**THE TASK:** Below are records; state how many of their lines hold the word "this", and give only the figure.

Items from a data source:
══════════

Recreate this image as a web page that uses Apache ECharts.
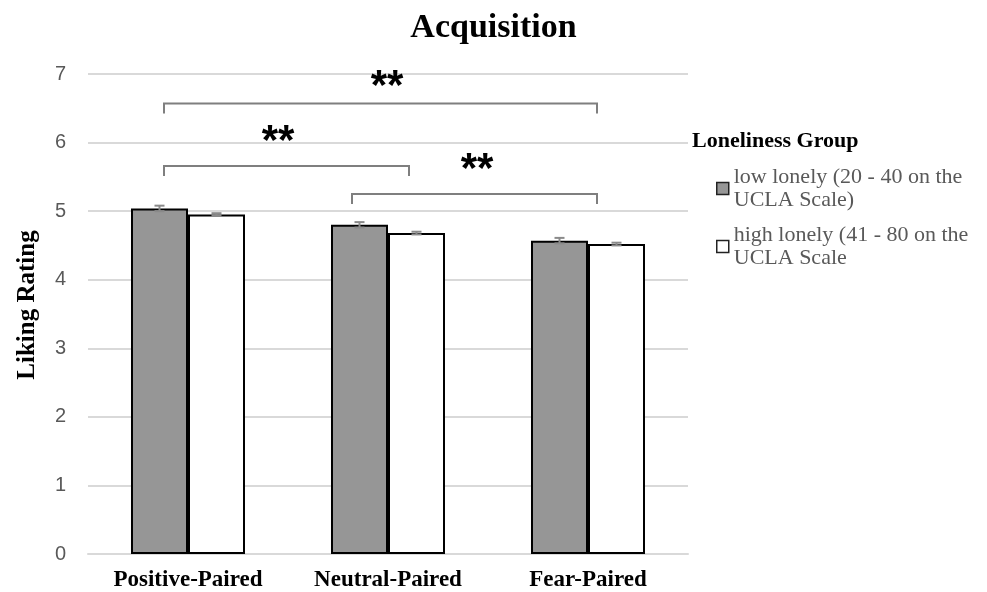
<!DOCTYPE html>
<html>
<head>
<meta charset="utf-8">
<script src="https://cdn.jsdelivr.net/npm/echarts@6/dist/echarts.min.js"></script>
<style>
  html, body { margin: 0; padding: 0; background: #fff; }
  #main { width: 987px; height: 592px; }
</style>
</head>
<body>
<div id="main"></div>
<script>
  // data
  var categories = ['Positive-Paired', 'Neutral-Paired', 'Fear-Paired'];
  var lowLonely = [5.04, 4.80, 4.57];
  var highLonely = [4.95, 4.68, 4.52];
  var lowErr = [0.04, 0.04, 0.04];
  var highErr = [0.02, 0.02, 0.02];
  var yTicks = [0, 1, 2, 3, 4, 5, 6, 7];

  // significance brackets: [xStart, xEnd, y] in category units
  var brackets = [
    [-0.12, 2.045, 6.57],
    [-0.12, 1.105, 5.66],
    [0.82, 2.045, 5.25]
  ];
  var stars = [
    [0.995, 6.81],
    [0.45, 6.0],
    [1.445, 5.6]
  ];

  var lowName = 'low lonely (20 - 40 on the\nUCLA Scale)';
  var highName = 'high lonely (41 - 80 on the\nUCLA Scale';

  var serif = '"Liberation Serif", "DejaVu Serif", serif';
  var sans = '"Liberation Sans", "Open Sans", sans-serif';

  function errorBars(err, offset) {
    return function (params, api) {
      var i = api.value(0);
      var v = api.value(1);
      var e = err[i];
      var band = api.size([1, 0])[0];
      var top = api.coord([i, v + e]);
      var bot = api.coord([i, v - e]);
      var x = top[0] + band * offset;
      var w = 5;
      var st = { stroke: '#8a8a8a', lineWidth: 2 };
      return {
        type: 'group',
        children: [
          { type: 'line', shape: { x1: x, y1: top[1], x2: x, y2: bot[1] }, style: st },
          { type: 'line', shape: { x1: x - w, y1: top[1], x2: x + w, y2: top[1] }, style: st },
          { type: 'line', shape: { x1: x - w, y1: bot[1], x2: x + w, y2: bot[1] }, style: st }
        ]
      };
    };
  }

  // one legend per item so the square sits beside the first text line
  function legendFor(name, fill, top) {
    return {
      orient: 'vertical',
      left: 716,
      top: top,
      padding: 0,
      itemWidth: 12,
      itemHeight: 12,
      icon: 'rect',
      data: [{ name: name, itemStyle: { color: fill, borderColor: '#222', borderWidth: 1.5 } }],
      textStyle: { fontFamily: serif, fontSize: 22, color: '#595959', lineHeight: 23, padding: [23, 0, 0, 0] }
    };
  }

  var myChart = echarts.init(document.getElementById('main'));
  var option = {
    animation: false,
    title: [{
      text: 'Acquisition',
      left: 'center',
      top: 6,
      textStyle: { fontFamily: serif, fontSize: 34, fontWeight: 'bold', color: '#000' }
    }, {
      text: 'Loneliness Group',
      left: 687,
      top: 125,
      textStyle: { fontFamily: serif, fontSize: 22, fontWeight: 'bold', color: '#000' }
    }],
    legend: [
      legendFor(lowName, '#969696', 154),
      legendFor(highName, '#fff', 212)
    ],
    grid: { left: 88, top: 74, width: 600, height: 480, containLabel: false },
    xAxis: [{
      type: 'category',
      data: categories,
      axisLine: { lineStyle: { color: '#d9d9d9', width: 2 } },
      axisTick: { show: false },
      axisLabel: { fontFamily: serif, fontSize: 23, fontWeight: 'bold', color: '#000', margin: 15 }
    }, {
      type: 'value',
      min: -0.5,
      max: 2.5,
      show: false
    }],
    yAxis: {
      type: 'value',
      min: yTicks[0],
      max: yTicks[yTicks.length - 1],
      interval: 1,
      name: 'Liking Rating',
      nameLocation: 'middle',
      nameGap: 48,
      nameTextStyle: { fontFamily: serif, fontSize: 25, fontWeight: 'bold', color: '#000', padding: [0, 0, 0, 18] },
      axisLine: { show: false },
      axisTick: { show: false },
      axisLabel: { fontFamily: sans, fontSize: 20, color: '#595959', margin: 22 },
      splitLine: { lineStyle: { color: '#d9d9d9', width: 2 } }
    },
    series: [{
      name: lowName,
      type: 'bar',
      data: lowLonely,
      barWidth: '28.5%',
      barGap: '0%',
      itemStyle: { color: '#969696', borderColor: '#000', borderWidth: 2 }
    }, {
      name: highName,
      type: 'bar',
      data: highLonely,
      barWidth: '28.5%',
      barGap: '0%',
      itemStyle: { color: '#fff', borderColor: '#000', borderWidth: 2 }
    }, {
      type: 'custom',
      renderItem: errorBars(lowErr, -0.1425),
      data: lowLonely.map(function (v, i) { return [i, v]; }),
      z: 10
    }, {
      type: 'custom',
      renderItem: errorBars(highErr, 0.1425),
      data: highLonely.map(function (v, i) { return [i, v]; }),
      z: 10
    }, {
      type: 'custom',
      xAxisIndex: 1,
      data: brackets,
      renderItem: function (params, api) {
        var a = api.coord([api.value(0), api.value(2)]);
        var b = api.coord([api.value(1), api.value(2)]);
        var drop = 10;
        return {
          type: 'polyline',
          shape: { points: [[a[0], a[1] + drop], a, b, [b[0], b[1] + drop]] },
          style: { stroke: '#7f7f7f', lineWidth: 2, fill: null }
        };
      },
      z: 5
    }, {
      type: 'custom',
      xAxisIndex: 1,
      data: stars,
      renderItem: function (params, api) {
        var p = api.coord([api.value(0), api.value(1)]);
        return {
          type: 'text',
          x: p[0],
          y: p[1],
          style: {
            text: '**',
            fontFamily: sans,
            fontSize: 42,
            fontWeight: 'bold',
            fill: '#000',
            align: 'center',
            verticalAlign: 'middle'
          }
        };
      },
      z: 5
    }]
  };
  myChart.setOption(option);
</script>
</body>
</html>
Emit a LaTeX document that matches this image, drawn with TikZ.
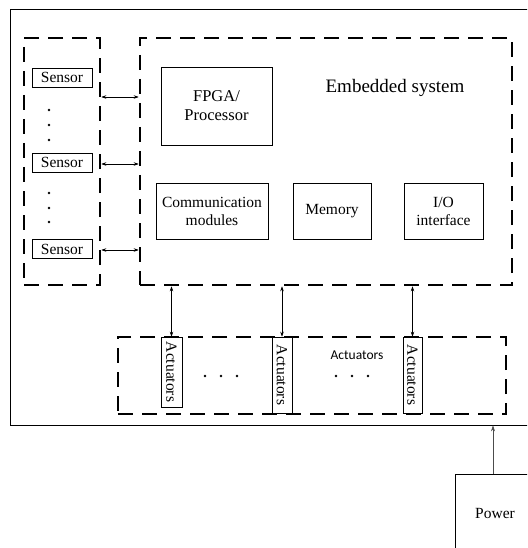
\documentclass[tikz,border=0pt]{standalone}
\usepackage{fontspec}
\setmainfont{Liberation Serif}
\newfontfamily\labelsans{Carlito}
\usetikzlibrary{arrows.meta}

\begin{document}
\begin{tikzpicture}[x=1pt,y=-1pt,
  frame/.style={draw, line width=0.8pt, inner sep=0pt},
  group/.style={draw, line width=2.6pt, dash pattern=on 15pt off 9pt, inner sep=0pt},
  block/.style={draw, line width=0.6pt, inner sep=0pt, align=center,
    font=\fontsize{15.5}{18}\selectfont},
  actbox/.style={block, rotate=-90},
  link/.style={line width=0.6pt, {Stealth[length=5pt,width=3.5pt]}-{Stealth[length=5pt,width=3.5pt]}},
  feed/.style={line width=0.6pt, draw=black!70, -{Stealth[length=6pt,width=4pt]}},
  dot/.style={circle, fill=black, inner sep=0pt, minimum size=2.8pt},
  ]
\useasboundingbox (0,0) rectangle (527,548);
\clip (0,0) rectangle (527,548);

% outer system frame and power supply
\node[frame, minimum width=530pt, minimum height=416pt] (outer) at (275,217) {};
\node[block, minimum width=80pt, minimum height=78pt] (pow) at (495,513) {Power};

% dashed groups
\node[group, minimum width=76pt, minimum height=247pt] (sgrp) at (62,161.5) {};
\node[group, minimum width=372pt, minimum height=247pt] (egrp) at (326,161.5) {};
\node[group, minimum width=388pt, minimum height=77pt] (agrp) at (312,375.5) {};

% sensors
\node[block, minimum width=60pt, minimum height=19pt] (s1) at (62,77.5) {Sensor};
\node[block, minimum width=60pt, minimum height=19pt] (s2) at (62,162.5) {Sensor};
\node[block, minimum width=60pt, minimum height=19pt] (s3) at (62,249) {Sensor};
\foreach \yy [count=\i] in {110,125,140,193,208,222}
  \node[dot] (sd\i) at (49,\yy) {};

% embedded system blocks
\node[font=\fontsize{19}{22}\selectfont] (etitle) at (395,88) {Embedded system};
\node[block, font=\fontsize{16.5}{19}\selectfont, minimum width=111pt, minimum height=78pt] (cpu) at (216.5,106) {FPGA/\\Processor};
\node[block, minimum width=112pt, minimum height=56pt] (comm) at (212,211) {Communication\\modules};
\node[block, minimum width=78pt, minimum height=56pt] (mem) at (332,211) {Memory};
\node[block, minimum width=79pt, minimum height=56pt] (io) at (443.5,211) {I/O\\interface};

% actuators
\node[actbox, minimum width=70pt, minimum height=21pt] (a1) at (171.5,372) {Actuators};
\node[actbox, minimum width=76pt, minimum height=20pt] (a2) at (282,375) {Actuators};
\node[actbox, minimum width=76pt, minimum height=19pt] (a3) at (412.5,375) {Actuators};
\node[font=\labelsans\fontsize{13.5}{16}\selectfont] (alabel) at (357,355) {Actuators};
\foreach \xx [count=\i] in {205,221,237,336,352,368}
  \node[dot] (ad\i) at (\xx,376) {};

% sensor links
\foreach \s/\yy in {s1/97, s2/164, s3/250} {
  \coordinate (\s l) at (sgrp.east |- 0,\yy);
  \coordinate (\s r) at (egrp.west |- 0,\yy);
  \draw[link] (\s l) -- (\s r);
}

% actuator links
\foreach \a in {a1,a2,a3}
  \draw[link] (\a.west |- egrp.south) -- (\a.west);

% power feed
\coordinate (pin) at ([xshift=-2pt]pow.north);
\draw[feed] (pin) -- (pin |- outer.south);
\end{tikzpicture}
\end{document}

══════════

**TASK RESULT:** 2